In theory, starting a writing group isn’t all that difficult. Find a group of people who write, schedule meeting times, and write. Practically, it’s not always that easy. For years, I longed to belong to writing group, but I couldn’t find a place to plug in. I wanted the support of other writers to keep writing and their critique on my stories. So, from the pen of a writing group newbie, here’s my advice on creating your own group of Inklings. 

Finding Your Group

Sometimes finding a group can be the most difficult part of starting a writing group. Writing can be a very private thing. Unless you talk about it, you might not know who writes around you. You’ve finally worked up enough nerve to share your short story, but with whom do you share it?

Start with those closest to you—your friends. Do any of them write? If the answer is yes, ask if they’re interested in forming a group. Yay; you are now one step closer to having a writing group. Decide when, where, and how often to meet. Common meeting places might be your homes, coffee shops, libraries, or anyplace where you can talk and have enough outlets for your laptops/tablets.

If writing with your friends doesn’t work for you, all hope isn’t lost. Check with your local library, coffee shops, writing teachers, and other local writing hotspots. They sometimes have writing groups already meeting. Or, if you’ve written with NaNoWriMo, some of your fellow local writers may wish to keep writing after November.
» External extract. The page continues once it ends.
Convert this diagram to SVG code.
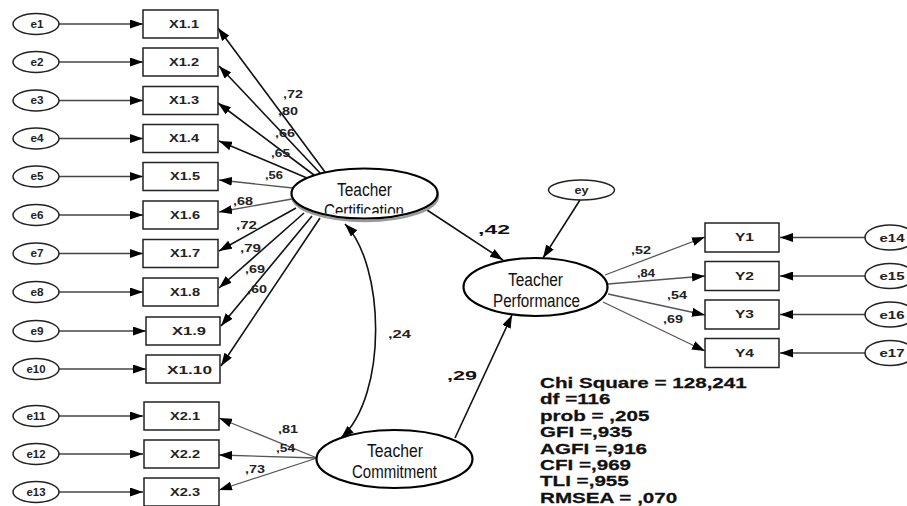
<svg xmlns="http://www.w3.org/2000/svg" width="907" height="506" viewBox="0 0 907 506">
<style>
.err{fill:#fff;stroke:#222;stroke-width:1.5}
.box{fill:#fff;stroke:#222;stroke-width:1.5}
.lat{fill:#fff;stroke:#000;stroke-width:2.2}
.et{font-family:"Liberation Sans",Arial,sans-serif;font-weight:bold;font-size:10px;fill:#222;text-anchor:middle}
.bt{font-family:"Liberation Sans",Arial,sans-serif;font-weight:bold;font-size:10.5px;fill:#222;text-anchor:middle}
.lt{font-family:"Liberation Sans",Arial,sans-serif;font-size:18px;fill:#111;text-anchor:middle}
.ld{font-family:"Liberation Sans",Arial,sans-serif;font-weight:bold;font-size:10px;fill:#222}
.pc{font-family:"Liberation Sans",Arial,sans-serif;font-weight:bold;font-size:13px;fill:#111}
.st{font-family:"Liberation Sans",Arial,sans-serif;font-weight:bold;font-size:15px;fill:#111;stroke:#111;stroke-width:0.25}
.c1{fill:none;stroke:#444;stroke-width:1.3;marker-end:url(#ah)}
.c2{fill:none;stroke:#111;stroke-width:1.6;marker-end:url(#ah)}
.c3{fill:none;stroke:#555;stroke-width:1.3;marker-end:url(#ah)}
</style>
<defs>
<marker id="ah" viewBox="0 0 13 9" refX="13" refY="4.5" markerWidth="13" markerHeight="9" markerUnits="userSpaceOnUse" orient="auto-start-reverse">
<path d="M0,0 L13,4.5 L0,9 z" fill="#000"/>
</marker>
<clipPath id="cc"><rect x="280" y="160" width="170" height="53.5"/></clipPath>
</defs>
<rect width="907" height="506" fill="#fff"/>

<g id="connectors">
<line class="c1" x1="59" y1="24" x2="143" y2="24"/>
<line class="c1" x1="59" y1="62" x2="143" y2="62"/>
<line class="c1" x1="59" y1="100.5" x2="143" y2="100.5"/>
<line class="c1" x1="59" y1="138.5" x2="143" y2="138.5"/>
<line class="c1" x1="59" y1="176.5" x2="143" y2="176.5"/>
<line class="c1" x1="59" y1="215" x2="143" y2="215"/>
<line class="c1" x1="59" y1="253.5" x2="143" y2="253.5"/>
<line class="c1" x1="59" y1="292" x2="143" y2="292"/>
<line class="c1" x1="59" y1="331" x2="146" y2="331"/>
<line class="c1" x1="59" y1="369" x2="146" y2="369"/>
<line class="c1" x1="59" y1="416" x2="143" y2="416"/>
<line class="c1" x1="59" y1="454" x2="143" y2="454"/>
<line class="c1" x1="59" y1="492" x2="143" y2="492"/>
<line class="c2" x1="325" y1="172" x2="218" y2="28"/>
<line class="c2" x1="320" y1="173" x2="219" y2="66"/>
<line class="c2" x1="314" y1="175" x2="218" y2="103"/>
<line class="c2" x1="307" y1="178" x2="219" y2="141"/>
<line class="c3" x1="293" y1="188" x2="219" y2="180"/>
<line class="c3" x1="292" y1="199" x2="219" y2="212"/>
<line class="c2" x1="296" y1="208" x2="219" y2="251"/>
<line class="c2" x1="304" y1="213" x2="219" y2="288"/>
<line class="c2" x1="312" y1="216" x2="221" y2="326"/>
<line class="c2" x1="320" y1="218" x2="221" y2="366"/>
<line class="c3" x1="317" y1="458" x2="219" y2="418"/>
<line class="c3" x1="317" y1="458" x2="219" y2="455"/>
<line class="c3" x1="317" y1="458" x2="219" y2="490"/>
<line class="c2" x1="427" y1="210" x2="503" y2="260"/>
<line class="c2" x1="455" y1="438" x2="512" y2="315"/>
<line class="c2" x1="580" y1="200" x2="543" y2="258"/>
<path class="c2" d="M345,224 C385,265 388,395 341,438" marker-start="url(#ah)"/>
<line class="c3" x1="605" y1="275" x2="705" y2="237"/>
<line class="c3" x1="608" y1="284" x2="705" y2="276"/>
<line class="c3" x1="608" y1="294" x2="705" y2="315"/>
<line class="c3" x1="603" y1="302" x2="705" y2="351"/>
<line class="c1" x1="865" y1="237.5" x2="780" y2="237.5"/>
<line class="c1" x1="865" y1="276" x2="780" y2="276"/>
<line class="c1" x1="865" y1="314.5" x2="780" y2="314.5"/>
<line class="c1" x1="865" y1="353" x2="780" y2="353"/>
</g>

<g id="loading-labels">
<text class="ld" x="283" y="98" textLength="20" lengthAdjust="spacingAndGlyphs">,72</text>
<text class="ld" x="278" y="115" textLength="20" lengthAdjust="spacingAndGlyphs">,80</text>
<text class="ld" x="275" y="137" textLength="20" lengthAdjust="spacingAndGlyphs">,66</text>
<text class="ld" x="271" y="157" textLength="19" lengthAdjust="spacingAndGlyphs">,65</text>
<text class="ld" x="265" y="179" textLength="18" lengthAdjust="spacingAndGlyphs">,56</text>
<text class="ld" x="233" y="205" textLength="20" lengthAdjust="spacingAndGlyphs">,68</text>
<text class="ld" x="236" y="229" textLength="21" lengthAdjust="spacingAndGlyphs">,72</text>
<text class="ld" x="240" y="252" textLength="21" lengthAdjust="spacingAndGlyphs">,79</text>
<text class="ld" x="245" y="273" textLength="20" lengthAdjust="spacingAndGlyphs">,69</text>
<text class="ld" x="247" y="293" textLength="20" lengthAdjust="spacingAndGlyphs">,60</text>
<text class="ld" x="278" y="433" textLength="20" lengthAdjust="spacingAndGlyphs">,81</text>
<text class="ld" x="276" y="452" textLength="19" lengthAdjust="spacingAndGlyphs">,54</text>
<text class="ld" x="245" y="473" textLength="20" lengthAdjust="spacingAndGlyphs">,73</text>
<text class="ld" x="631" y="254" textLength="20" lengthAdjust="spacingAndGlyphs">,52</text>
<text class="ld" x="637" y="277" textLength="18" lengthAdjust="spacingAndGlyphs">,84</text>
<text class="ld" x="667" y="299" textLength="20" lengthAdjust="spacingAndGlyphs">,54</text>
<text class="ld" x="663" y="323" textLength="20" lengthAdjust="spacingAndGlyphs">,69</text>
<text class="pc" x="478" y="234" textLength="32" lengthAdjust="spacingAndGlyphs">,42</text>
<text class="pc" x="447" y="380" textLength="30" lengthAdjust="spacingAndGlyphs">,29</text>
<text class="ld" x="388" y="338" font-size="11" textLength="23" lengthAdjust="spacingAndGlyphs">,24</text>
</g>

<g id="e1"><ellipse class="err" cx="36" cy="24" rx="23" ry="10.5"/><text class="et" x="37" y="27.5" textLength="13" lengthAdjust="spacingAndGlyphs">e1</text></g>
<g id="e2"><ellipse class="err" cx="36" cy="62" rx="23" ry="10.5"/><text class="et" x="37" y="65.5" textLength="13" lengthAdjust="spacingAndGlyphs">e2</text></g>
<g id="e3"><ellipse class="err" cx="36" cy="100.5" rx="23" ry="10.5"/><text class="et" x="37" y="104" textLength="13" lengthAdjust="spacingAndGlyphs">e3</text></g>
<g id="e4"><ellipse class="err" cx="36" cy="138.5" rx="23" ry="10.5"/><text class="et" x="37" y="142" textLength="13" lengthAdjust="spacingAndGlyphs">e4</text></g>
<g id="e5"><ellipse class="err" cx="36" cy="176.5" rx="23" ry="10.5"/><text class="et" x="37" y="180" textLength="13" lengthAdjust="spacingAndGlyphs">e5</text></g>
<g id="e6"><ellipse class="err" cx="36" cy="215" rx="23" ry="10.5"/><text class="et" x="37" y="218.5" textLength="13" lengthAdjust="spacingAndGlyphs">e6</text></g>
<g id="e7"><ellipse class="err" cx="36" cy="253.5" rx="23" ry="10.5"/><text class="et" x="37" y="257" textLength="13" lengthAdjust="spacingAndGlyphs">e7</text></g>
<g id="e8"><ellipse class="err" cx="36" cy="292" rx="23" ry="10.5"/><text class="et" x="37" y="295.5" textLength="13" lengthAdjust="spacingAndGlyphs">e8</text></g>
<g id="e9"><ellipse class="err" cx="36" cy="331" rx="23" ry="10.5"/><text class="et" x="37" y="334.5" textLength="13" lengthAdjust="spacingAndGlyphs">e9</text></g>
<g id="e10"><ellipse class="err" cx="36" cy="369" rx="23" ry="10.5"/><text class="et" x="36" y="372.5" textLength="19" lengthAdjust="spacingAndGlyphs">e10</text></g>
<g id="e11"><ellipse class="err" cx="36" cy="416" rx="23" ry="10.5"/><text class="et" x="36" y="419.5" textLength="19" lengthAdjust="spacingAndGlyphs">e11</text></g>
<g id="e12"><ellipse class="err" cx="36" cy="454" rx="23" ry="10.5"/><text class="et" x="36" y="457.5" textLength="19" lengthAdjust="spacingAndGlyphs">e12</text></g>
<g id="e13"><ellipse class="err" cx="36" cy="492" rx="23" ry="10.5"/><text class="et" x="36" y="495.5" textLength="19" lengthAdjust="spacingAndGlyphs">e13</text></g>

<g id="X1.1"><rect class="box" x="143" y="10" width="75" height="28"/><text class="bt" x="184" y="27.5" textLength="30" lengthAdjust="spacingAndGlyphs">X1.1</text></g>
<g id="X1.2"><rect class="box" x="143" y="48" width="75" height="28"/><text class="bt" x="184" y="65.5" textLength="30" lengthAdjust="spacingAndGlyphs">X1.2</text></g>
<g id="X1.3"><rect class="box" x="143" y="86.5" width="75" height="28"/><text class="bt" x="184" y="104" textLength="30" lengthAdjust="spacingAndGlyphs">X1.3</text></g>
<g id="X1.4"><rect class="box" x="143" y="124.5" width="75" height="28"/><text class="bt" x="184" y="142" textLength="30" lengthAdjust="spacingAndGlyphs">X1.4</text></g>
<g id="X1.5"><rect class="box" x="143" y="162.5" width="75" height="28"/><text class="bt" x="185" y="180" textLength="30" lengthAdjust="spacingAndGlyphs">X1.5</text></g>
<g id="X1.6"><rect class="box" x="143" y="201" width="75" height="28"/><text class="bt" x="185" y="218.5" textLength="30" lengthAdjust="spacingAndGlyphs">X1.6</text></g>
<g id="X1.7"><rect class="box" x="143" y="239.5" width="75" height="28"/><text class="bt" x="185" y="257" textLength="30" lengthAdjust="spacingAndGlyphs">X1.7</text></g>
<g id="X1.8"><rect class="box" x="143" y="278" width="75" height="28"/><text class="bt" x="185" y="295.5" textLength="30" lengthAdjust="spacingAndGlyphs">X1.8</text></g>
<g id="X1.9"><rect class="box" x="146" y="317" width="74" height="28"/><text class="bt" x="189" y="335" font-size="11.5" textLength="34" lengthAdjust="spacingAndGlyphs">X1.9</text></g>
<g id="X1.10"><rect class="box" x="146" y="355" width="74" height="28"/><text class="bt" x="189.5" y="373.5" font-size="12" textLength="45" lengthAdjust="spacingAndGlyphs">X1.10</text></g>
<g id="X2.1"><rect class="box" x="144" y="402" width="75" height="28"/><text class="bt" x="185" y="419.5" textLength="30" lengthAdjust="spacingAndGlyphs">X2.1</text></g>
<g id="X2.2"><rect class="box" x="144" y="440" width="75" height="28"/><text class="bt" x="185" y="457.5" textLength="30" lengthAdjust="spacingAndGlyphs">X2.2</text></g>
<g id="X2.3"><rect class="box" x="144" y="478" width="75" height="28"/><text class="bt" x="185" y="495.5" textLength="30" lengthAdjust="spacingAndGlyphs">X2.3</text></g>

<g id="TeacherCertification">
<ellipse cx="365" cy="196" rx="73" ry="25" fill="none" stroke="#999" stroke-width="2.5"/>
<ellipse class="lat" cx="364.5" cy="193.5" rx="73" ry="25"/>
<text class="lt" x="364.5" y="196" textLength="55" lengthAdjust="spacingAndGlyphs">Teacher</text>
<text class="lt" x="364" y="217" clip-path="url(#cc)" textLength="80" lengthAdjust="spacingAndGlyphs">Certification</text>
</g>
<g id="TeacherPerformance">
<ellipse class="lat" cx="535.5" cy="287" rx="72" ry="29"/>
<text class="lt" x="535.5" y="286" textLength="55" lengthAdjust="spacingAndGlyphs">Teacher</text>
<text class="lt" x="536.5" y="307" textLength="87" lengthAdjust="spacingAndGlyphs">Performance</text>
</g>
<g id="TeacherCommitment">
<ellipse class="lat" cx="394.5" cy="459" rx="78" ry="29"/>
<text class="lt" x="395" y="457" textLength="56" lengthAdjust="spacingAndGlyphs">Teacher</text>
<text class="lt" x="394.5" y="478" textLength="85" lengthAdjust="spacingAndGlyphs">Commitment</text>
</g>
<g id="ey"><ellipse class="err" cx="581.5" cy="190" rx="33" ry="10"/><text class="et" x="581.5" y="193.5" textLength="14" lengthAdjust="spacingAndGlyphs">ey</text></g>

<g id="Y1"><rect class="box" x="705" y="223" width="74" height="29"/><text class="bt" x="744.5" y="241" textLength="19" lengthAdjust="spacingAndGlyphs">Y1</text></g>
<g id="Y2"><rect class="box" x="705" y="261.5" width="74" height="29"/><text class="bt" x="744.5" y="279.5" textLength="19" lengthAdjust="spacingAndGlyphs">Y2</text></g>
<g id="Y3"><rect class="box" x="705" y="300" width="74" height="29"/><text class="bt" x="744.5" y="318" textLength="19" lengthAdjust="spacingAndGlyphs">Y3</text></g>
<g id="Y4"><rect class="box" x="705" y="338.5" width="74" height="29"/><text class="bt" x="744.5" y="356.5" textLength="19" lengthAdjust="spacingAndGlyphs">Y4</text></g>

<g id="e14"><ellipse class="err" cx="890" cy="237.5" rx="25" ry="12.5"/><text class="et" x="892" y="241.5" font-size="11" textLength="25" lengthAdjust="spacingAndGlyphs">e14</text></g>
<g id="e15"><ellipse class="err" cx="890" cy="276" rx="25" ry="12.5"/><text class="et" x="892" y="280" font-size="11" textLength="25" lengthAdjust="spacingAndGlyphs">e15</text></g>
<g id="e16"><ellipse class="err" cx="890" cy="314.5" rx="25" ry="12.5"/><text class="et" x="892" y="318.5" font-size="11" textLength="25" lengthAdjust="spacingAndGlyphs">e16</text></g>
<g id="e17"><ellipse class="err" cx="890" cy="353" rx="25" ry="12.5"/><text class="et" x="892" y="357" font-size="11" textLength="25" lengthAdjust="spacingAndGlyphs">e17</text></g>

<g id="fit-stats" transform="translate(540 0) scale(1.375 1)">
<text class="st" x="0" y="388">Chi Square = 128,241</text>
<text class="st" x="0" y="404.4">df =116</text>
<text class="st" x="0" y="420.8">prob = ,205</text>
<text class="st" x="0" y="437.2">GFI =,935</text>
<text class="st" x="0" y="453.6">AGFI =,916</text>
<text class="st" x="0" y="470">CFI =,969</text>
<text class="st" x="0" y="486.4">TLI =,955</text>
<text class="st" x="0" y="502.8">RMSEA = ,070</text>
</g>
</svg>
So, you’ve tried all of this, but you can’t find a local group that meets your needs, you can try on-line. There are several writing critique sites. You join a forum community and have the opportunity to critique others and have your writing critiqued in return. A couple of sites which focus on science fiction, fantasy, and horror are Critters Workshop (http://www.critters.org) and Online Writing Workshop (http://sff.onlinewritingworkshop.com/index.shtml). Words for the wise, whenever you’re sharing online, remember to keep general web safety. (Anytime you put information out on the web, it’s out there for anyone to see and doesn’t go away easily.)